The before-and-after is blunt:

  • Before: Growth, hiring, product expansion, and customer acquisition carried the story.
  • Now: Profit quality, cost control, compliance strength, and AI-driven productivity carry more weight.

This is the real meaning of the Starling Bank job cuts. The challenger-bank model is being judged less by how different it looks from old banks, and more by whether its technology actually produces a better cost structure.

The next proof point is trust, not headcount

Starling now has to prove that AI can cut costs without cutting trust.

The evidence that would support its case is concrete: lower operating friction, faster product delivery, stable or improving service quality, and no deterioration in risk controls. Better financial performance would matter too, especially as cost discipline becomes central after a period of expansion and investment.

The evidence that would weaken the thesis is just as clear: customer service failures, compliance problems, poor handling of automated decisions, or signs that the restructuring removed institutional knowledge the bank still needed.

AI will not remove the need for human bankers inside a regulated digital bank. But it can redraw the staffing map. Starling’s 130 redundancies show that process has already started, and the next test is whether the bank can make the savings visible without giving regulators or customers a reason to doubt the model.
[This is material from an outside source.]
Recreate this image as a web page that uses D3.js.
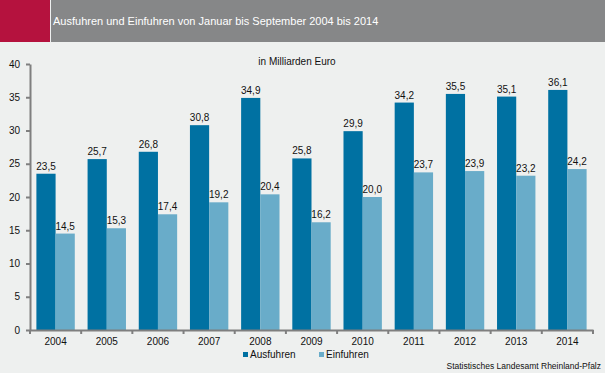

Disclaimer: This XOOMAR analysis is for informational and educational purposes only. It is not financial, investment, legal, tax, or professional advice. It does not provide buy, sell, hold, price-target, portfolio, or personalized recommendations. Verify information independently and consult qualified professionals before making decisions.

The Bottom Line

  • Starling is cutting 130 roles, equal to 3% of its workforce, as it restructures banking and technology operations.
  • The move ties cost reduction directly to greater AI investment, highlighting how fintechs are using automation to improve efficiency.
  • The cuts test the digital banking promise that lean technology can translate into a structurally lower cost base.